Why Derek Carr believes Saints are 'so far ahead' of 2023 struggles

Saints unveil schedule with star-studded search for social media intern (3:15)

The Saints release their 2024 schedule with a search for their new social media intern, including appearances from Drew Brees, Dustin Poirier and Shannon Sharpe. (3:15)

METAIRIE, La. -- Quarterback Derek Carr shook his head when asked if he was bothered by low expectations for the New Orleans Saints in 2024.

"No, no. I've been on teams where that was the case and that was our best team," Carr said. "Then you come in and you play good football and you just try to just string good days together. ... That's the exciting part about this game, is you always get another chance. Not every time, but this group of guys will get another chance to put that ball down and say 'This is what Saints football is this year.'"

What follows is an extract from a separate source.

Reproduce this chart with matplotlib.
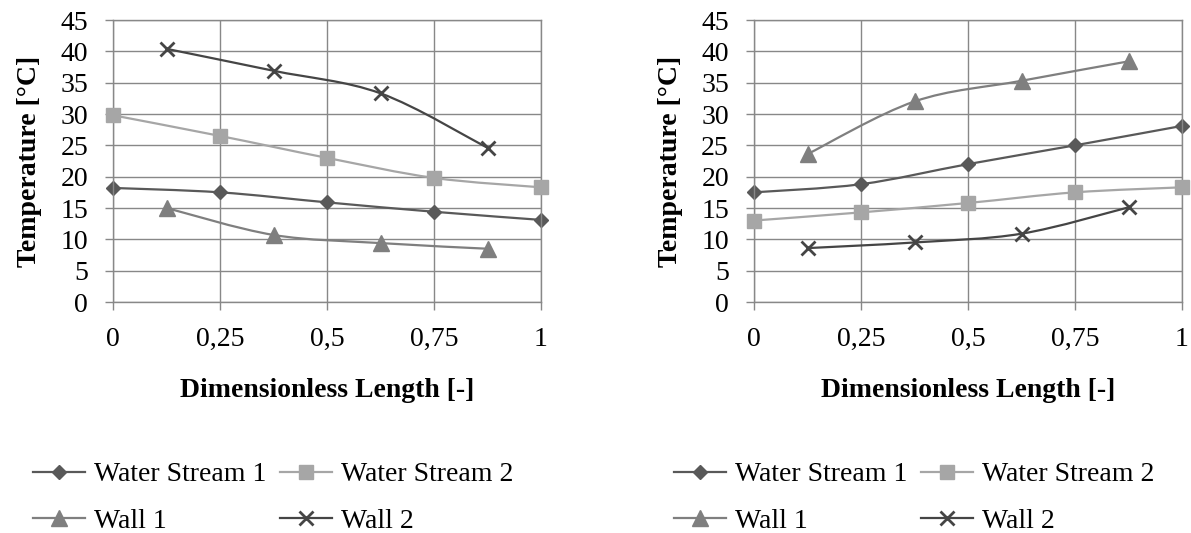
import numpy as np
import matplotlib
matplotlib.use("Agg")
import matplotlib.pyplot as plt
from matplotlib.path import Path
from matplotlib.patches import PathPatch
from matplotlib.lines import Line2D

# ---------------- data ----------------
x_stream = [0, 0.25, 0.5, 0.75, 1]
x_wall = [0.125, 0.375, 0.625, 0.875]

left_ws1 = [18.2, 17.5, 15.9, 14.4, 13.1]
left_ws2 = [29.8, 26.5, 23.0, 19.8, 18.3]
left_wall1 = [15.0, 10.7, 9.4, 8.5]
left_wall2 = [40.4, 36.9, 33.3, 24.6]

right_ws1 = [17.5, 18.8, 22.0, 25.0, 28.1]
right_ws2 = [13.0, 14.3, 15.8, 17.5, 18.3]
right_wall1 = [23.6, 32.0, 35.3, 38.4]
right_wall2 = [8.6, 9.5, 10.9, 15.1]

series_names = ["Water Stream 1", "Water Stream 2", "Wall 1", "Wall 2"]
x_ticks = [0, 0.25, 0.5, 0.75, 1]
x_ticklabels = ["0", "0,25", "0,5", "0,75", "1"]
y_ticks = list(range(0, 50, 5))
x_title = "Dimensionless Length [-]"
y_title = "Temperature [°C]"

# ---------------- style ----------------
plt.rcParams['font.family'] = ['Liberation Serif', 'DejaVu Serif']
FS = 20
colors = ["#595959", "#a6a6a6", "#7f7f7f", "#454545"]
markers = ["D", "s", "^", "x"]
msizes = [7.0, 10.5, 11.0, 10.5]
grid_c = "#888888"
LW = 1.6


def smooth_path(x, y):
    pts = np.column_stack([x, y]).astype(float)
    n = len(pts)
    verts = [pts[0]]
    codes = [Path.MOVETO]
    for i in range(n - 1):
        p0 = pts[i - 1] if i > 0 else pts[i]
        p1 = pts[i]
        p2 = pts[i + 1]
        p3 = pts[i + 2] if i + 2 < n else pts[i + 1]
        c1 = p1 + (p2 - p0) / 6.0
        c2 = p2 - (p3 - p1) / 6.0
        verts += [c1, c2, p2]
        codes += [Path.CURVE4] * 3
    return Path(verts, codes)


fig = plt.figure(figsize=(11.91, 5.33), dpi=100)
W, H = 1191, 533


def make_axes(left_px, series):
    ax = fig.add_axes([left_px / W, 1 - 302 / H, 428 / W, 282 / H])
    ax.set_xlim(0, 1)
    ax.set_ylim(0, 45)
    ax.set_xticks(x_ticks)
    ax.set_xticklabels(x_ticklabels)
    ax.set_yticks(y_ticks)
    ax.grid(True, color=grid_c, lw=1.0, zorder=0)
    ax.set_axisbelow(True)
    for s in ax.spines.values():
        s.set_color(grid_c)
        s.set_linewidth(1.0)
    ax.tick_params(axis='both', direction='out', length=6, width=1.0,
                   color=grid_c, labelsize=FS, labelcolor='black')
    ax.tick_params(axis='x', pad=12)
    ax.tick_params(axis='y', pad=12)
    for k, (xs, ys) in enumerate(series):
        patch = PathPatch(smooth_path(xs, ys), fill=False, edgecolor=colors[k],
                          lw=LW, zorder=2 + k, capstyle='round', joinstyle='round')
        ax.add_patch(patch)
        ax.plot(xs, ys, linestyle='none', marker=markers[k], ms=msizes[k],
                color=colors[k], mec=colors[k], mew=2.0 if markers[k] == 'x' else 1.0,
                zorder=2.5 + k, clip_on=False)
    ax.set_xlabel(x_title, fontsize=FS, fontweight='bold')
    ax.set_ylabel(y_title, fontsize=FS, fontweight='bold')
    ax.xaxis.set_label_coords(0.5, -0.27)
    ax.yaxis.set_label_coords(-0.165, 0.5)
    handles = [Line2D([], [], color=colors[k], lw=LW, marker=markers[k],
                      ms=msizes[k], mew=2.0 if markers[k] == 'x' else 1.0)
               for k in range(4)]
    # row-wise order: (WS1, WS2) / (Wall 1, Wall 2)
    order = [0, 2, 1, 3]
    fig.legend([handles[i] for i in order], [series_names[i] for i in order],
               loc='upper left', ncol=2,
               bbox_to_anchor=((left_px - 80) / W, 1 - 462 / H),
               frameon=False, fontsize=FS, borderpad=0, borderaxespad=0,
               handlelength=1.87, handletextpad=0.32, columnspacing=0.5,
               labelspacing=0.75)
    return ax


make_axes(113, [(x_stream, left_ws1), (x_stream, left_ws2),
                (x_wall, left_wall1), (x_wall, left_wall2)])
make_axes(754, [(x_stream, right_ws1), (x_stream, right_ws2),
                (x_wall, right_wall1), (x_wall, right_wall2)])

fig.savefig("out.png", dpi=100)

Carr, speaking to reporters after the Saints' first practice of OTAs on Tuesday, sounded as positive as he did a year ago, just a few months removed from signing a four-year, $150 million contract in free agency. Since then, New Orleans finished 9-8 and missed the playoffs for the third consecutive year. Carr believes the chemistry the team started to develop at the end of last season will translate to 2024, and he thinks the work everyone has put in this offseason is already producing positive results.

"We're so far ahead of where we were last year, just as a team, just as a group of guys," he said.

Ahead of Carr's first season as a Saint, he and the team were excited about the season's possibilities; he and wide receiver Michael Thomas gushed about each other and the capabilities of the offense. The 2023 season certainly saw some highs, like decisive wins over the New England Patriots, Atlanta Falcons and Tampa Bay Buccaneers.

But the lows included three losses where Carr was injured, public spats with teammates and a growing sense of frustration among the fans, a number of whom sold their tickets and booed the offense during home games. Thomas, who is now a free agent, publicly criticized Carr on his social media.

"Last year we were so excited. Everyone was so excited, but we really didn't show why we were so excited until it was too late," Carr said. "So for us, you get humbled a little bit. That's unacceptable for what we have in that room."

Carr played some of his best football in the final two games of the season, completing 76.6% of his passes for six touchdowns, no interceptions and a 131.3 quarterback rating. He said he wants to get off to a quicker start than last year, and the team will have the opportunity to do so when the season opens against the Carolina Panthers on Sept. 8, a little more than three months away.

That momentum from last season can translate only so much, however, as Carr will enter this season working with his fourth offensive coordinator in four years dating back to his last two seasons with the Las Vegas Raiders.

Saints general manager Mickey Loomis doesn't think that will be a problem.

"It's different coaches, but look, there's a lot of crossover between all of these systems. There's a lot of things that Derek's familiar with," Loomis said. "He's not a new player; he's a veteran player that's been in several offenses over the years. He'll adapt really quickly, I'm confident of that, and there will be a familiarity with his teammates that didn't exist last year."

Carr put a positive spin on the multiple coaching changes he has had over the years, saying that it puts all the players on a level playing field as they learn something new.

"The cool part about this time is that we're all learning together, and there's something about going through it together," Carr said. "Last year I'm the guy learning everything new. I'm trying to play catch-up while everyone's helping me. But the cool part of this is we're all starting over. I feel more of that leadership, that coaching role now."

Carr has spent a lot of time with quarterbacks coach Andrew Janocko, working through ways to get everyone on the same page in new offensive coordinator Klint Kubiak's offense.

"I think it's been pretty good. There's a lot of carryover from things he's done ... throughout his career and then there's some new stuff that we've asked him to do that he's really embraced," Janocko said.

They've also spent some time going back to the basics.

"It's just as far as getting back to training his feet in the way that we like within our offense ... training his progressions, understanding our nomenclature, the way we're going to call plays ... call motions," Janocko said. "It's just a continuous effort to get everybody together."

Carr said he knows the positive talk won't mean much until the Saints prove things in September. But things have "felt right" based on the effort he has seen so far, he said.

"We're just trying to do more so that when we get back out there on the field, we can make our fans proud and they can be proud of the football they see on tape," Carr said. "Because last year it was not good enough. ... We've been really focused on making sure we do more, now, not talking about it, we're just doing the work, so that when we come back after training camp, we make our fans proud with the image of football that they see."